High Point, NC Market 2011 Day 2
Chairs created a bit of excitement on Day 2 in various showrooms. The team of interior decorators from DecorAndYouDC selected classic designs with fashion-forward details, and all are reproductions with a twist of furnishings that once were. Fashion and design has been continuously reborn for centuries, and our 3 chair picks to share demonstrate exactly this point. As a matter of fact, “What Comes Around Goes Around,” was a feature topic presented by our team and speaker Mary Gilliatt in Tysons Corner, VA at the Sheraton Premiere Hotel during the Home&Design Luxury Expo a few years ago.
Chair 1: Womb Chair (and interior decorator, Patty Lustig of Springfield, Virginia)
History: The Womb Chair is probably one of the most comfortable Saarinen chairs in history. Made in 1948 by Eero Saarinen, as a request by Florence Knoll, the chair was manufactured just for and by her! With its cradle form designed for a relaxed seating position, the Womb chair is perfect for a modern living room as an accent piece or perhaps a quiet corner where one can kick off their shoes and catnap on this little piece of heaven.
The Womb Chair is enveloping, lap-like form continues to be one of the most iconic and recognized representations of mid-century Scandinavian organic modernism. In fact, ask most designers and architects what lounge chair design they covet and they promptly tell you it the Womb Chair. By applying foam molded over a fiberglass shell, Saarinen was able to create a single-piece form that perfectly facilitated a relaxed sitting posture and a sublime feeling of security.
Chair 2: Bubble Chair or Ball Chair (and interior decorator, Katie McGovern of Clifton, Virginia)
History: Eero Aarnio created the Bubble Chair in 1967 which was born from the Ball Chair*** concept. Except this new and improved chair was reduced and suspended to lessen the bulk of the Ball. He also used clear fiberglass to let the light in from all angles for a weightless effect.

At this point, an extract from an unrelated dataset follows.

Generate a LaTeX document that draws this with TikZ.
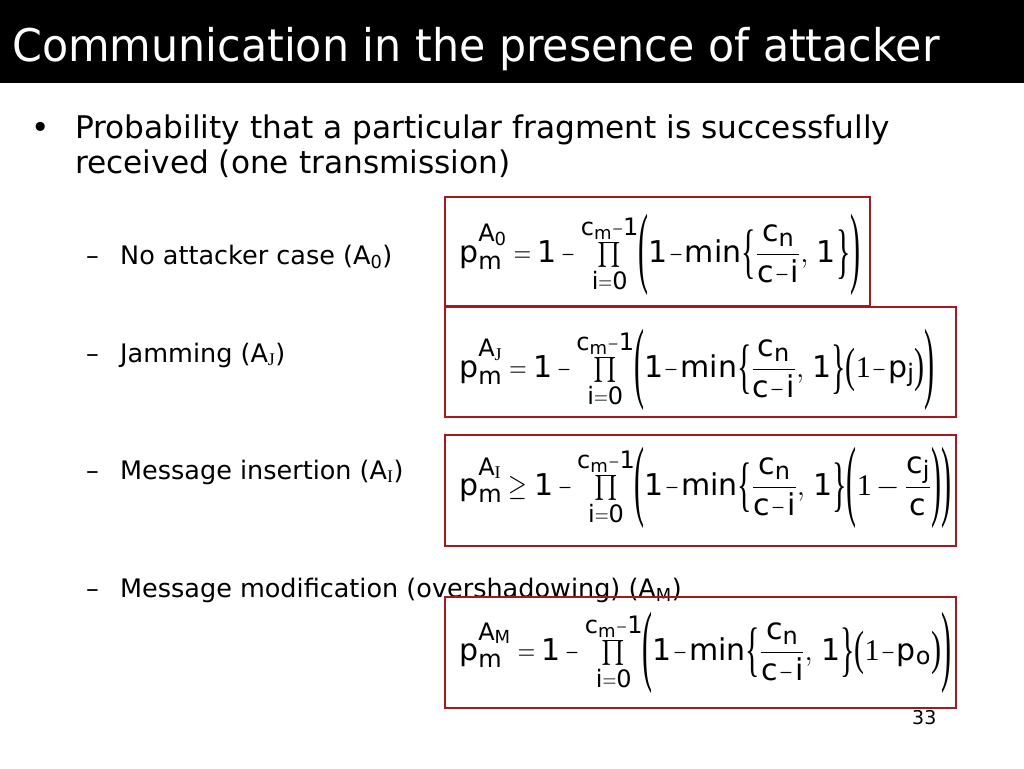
\RequirePackage{fix-cm}
\documentclass[tikz,border=0pt]{standalone}
\usepackage{amsmath}
\usepackage{fontspec}
\setmainfont{DejaVu Sans}
\newfontfamily\titlefont[FakeStretch=0.95]{DejaVu Sans}
\newfontfamily\seriffont{Liberation Serif}
\usetikzlibrary{positioning}
\DeclareMathSizes{30}{30}{24}{18}
\definecolor{boxred}{RGB}{168,22,30}
% narrow signs and stretched delimiters
\newcommand{\mi}{\mathbin{\scalebox{0.6}[1]{$-$}}}
\newcommand{\mt}{\mskip1mu\mathord{\scalebox{0.6}[1]{$-$}}\mskip1mu}
\newcommand{\mis}{\mathbin{\scalebox{0.6}[1]{$\scriptstyle-$}}}
\newcommand{\eq}{\mathrel{\scalebox{0.8}[1]{$=$}}}
\newcommand{\eqs}{\mathrel{\scalebox{0.8}[1]{$\scriptstyle=$}}}
\newcommand{\geqn}{\mathrel{\scalebox{0.8}[1]{$\geq$}}}
\newcommand{\pL}[1]{\mathopen{\vcenter{\hbox{\scalebox{1}[#1]{\seriffont(}}}}}
\newcommand{\pR}[1]{\mathclose{\vcenter{\hbox{\scalebox{1}[#1]{\seriffont)}}}}}
\newcommand{\bL}{\mathopen{\vcenter{\hbox{\scalebox{1}[2]{\seriffont\{}}}}}
\newcommand{\bR}{\mathclose{\vcenter{\hbox{\scalebox{1}[2]{\seriffont\}}}}}}
\newcommand{\fmath}{\fontsize{30}{36}\selectfont\thickmuskip=4mu\medmuskip=3mu\relax}
\newcommand{\fprod}{\prod\limits_{\mathrm{i}\eqs\mathrm{0}}^{\mathrm{c}_{\mathrm{m}}\mis\mathrm{1}\rule[-3pt]{0pt}{1pt}}}
\newcommand{\fmin}{\mathrm{1}\mt\mathrm{min}\bL\dfrac{\mathrm{c}_{\mathrm{n}}}{\mathrm{c}\mt\mathrm{i}},\mskip2mu\mathrm{1}\bR}
\newcommand{\fpm}[1]{\mathrm{p}_{\mathrm{m}}^{\mathrm{A}_{#1}}}
\tikzset{
  formbox/.style={draw=boxred, line width=2pt},
  formula/.style={anchor=base west, inner sep=0pt, font=\fmath},
  subitem/.style={anchor=base west, inner sep=0pt, font=\fontsize{25.5}{31}\selectfont},
  mainitem/.style={anchor=base west, inner sep=0pt, font=\fontsize{31.2}{37}\selectfont}
}
\begin{document}
\begin{tikzpicture}[x=1pt,y=-1pt]
	\useasboundingbox (0,0) rectangle (1024,768);
	% page
	\fill[white] (0,0) rectangle (1024,768);
	\fill[black] (0,0) rectangle (1024,83);
	\node[anchor=base west, inner sep=0pt, text=white, font=\titlefont\fontsize{45}{50}\selectfont] (title) at (12,62) {Communication in the presence of attacker};

	% Bullet
	\node[mainitem] (dot) at (31,138) {\textbullet};
	\node[mainitem] (item) at (75,138) {Probability that a particular fragment is successfully};
	\node[mainitem] (item2) at (75,173) {received (one transmission)};

	% Cases
	\node[subitem] (d0) at (86,264) {--};
	\node[subitem] (case0) at (120,264) {No attacker case (A\textsubscript{0})};
	\node[subitem] (d1) at (86,362) {--};
	\node[subitem] (case1) at (120,362) {Jamming (A\textsubscript{\seriffont J})};
	\node[subitem] (d2) at (86,479) {--};
	\node[subitem] (case2) at (120,479) {Message insertion (A\textsubscript{\seriffont I})};
	\node[subitem] (d3) at (86,597) {--};
	\node[subitem] (case3) at (120,597) {Message modification (overshadowing) (A\textsubscript{M})};

	% Formulas
	\draw[formbox] (445,197) rectangle (870,306);
	\node[formula] (f0) at (459,262) {$\fpm{\mathrm{0}} \eq \mathrm{1}\mi\fprod\pL{3}\fmin\pR{3}$};
	\draw[formbox] (445,307) rectangle (956,417);
	\node[formula] (f1) at (459,377) {$\fpm{\text{\seriffont J}} \eq \mathrm{1}\mi\fprod\pL{3}\fmin\pL{1.6}\text{\seriffont 1}\mt\mathrm{p}_{\mathrm{j}}\pR{1.6}\pR{3}$};
	\draw[formbox] (445,435) rectangle (956,546);
	\node[formula] (f2) at (459,495) {$\fpm{\text{\seriffont I}} \geqn \mathrm{1}\mi\fprod\pL{3}\fmin\pL{3}\text{\seriffont 1}-\dfrac{\mathrm{c}_{\mathrm{j}}}{\mathrm{c}}\pR{3}\pR{3}$};
	\draw[formbox] (445,597) rectangle (956,708);
	\node[formula] (f3) at (459,660) {$\fpm{\mathrm{M}} \eq \mathrm{1}\mi\fprod\pL{3}\fmin\pL{1.6}\text{\seriffont 1}\mt\mathrm{p}_{\mathrm{o}}\pR{1.6}\pR{3}$};

	% page number
	\node[anchor=base west, inner sep=0pt, font=\fontsize{19}{22}\selectfont] (page) at (912,724) {33};
\end{tikzpicture}
\end{document}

***Ball chair History: Designed in 1963, this retro modern Ball Chair also known as the Globe Chair still looks like something out of the future! Eero Aarnio created the prototype for what would be the most unconventional chair of its time which started a new line of fiberglass seating. Originally, the chair was geared towards industrial design and today these reproductions also function as home furniture all over the globe. ‘There is no nice way to make a clear pedestal’ Eero Aarnio notes. That is the lucky reason why the Bubble Chair hangs from the ceiling. Like the Ball Chair the Bubble Chair also impresses the user by the special accoustic. The Bubble Chair swallows the sounds and you feel isolated inside in a pleasant way, even when you are in a crowded place.
The biggest update to the chair this century is we can customize this chair with your own personal stereo speakers.
(Historical content of Chair 1 & Chair 2 provided by Whitney Giannelli, Vendor Relations Manager of Decor & You, Inc.)
Chair 3: Motion Chair or Recliner 
Most believe the history of the recliner starts in the early Twentieth Century, but the recliner chair dates back much further. The earliest recliner chairs actually appeared in the late Eighteenth Century, and were functionally similar to todays recliners – allowing the user to sit upright or recline back with the legs and feet off the floor.
What has been dubbed by many designers as motion furniture, the recliner has been with us in one form or another for over two hundred years. Modeled after the chaise lounge, the long history of the recliner has seen this popular piece of furniture go from simple to fully motorized. Thought to be an American invention, the recliner has its roots as far back as Napoleon.
Two American cousins, Knabush and Shoemaker, are credited with gaining the patent on a wooden recliner. There was nothing remarkable about the design as it resembled a wooden beach recliner. The difference between this and other recliners was the patent. Issued in nineteen twenty eight, the patent led to the founding of LayZBoy. It would not be until nineteen thirty one that the cousins would patent an upholstered model with a mechanical movement. It would not be until nineteen forty seven that a competing company would add a built in foot rest. The addition of a foot rest would become a standard part of recliner design (content from Mitch Endick, online writer).
Recliners have come a long way, don’t you agree?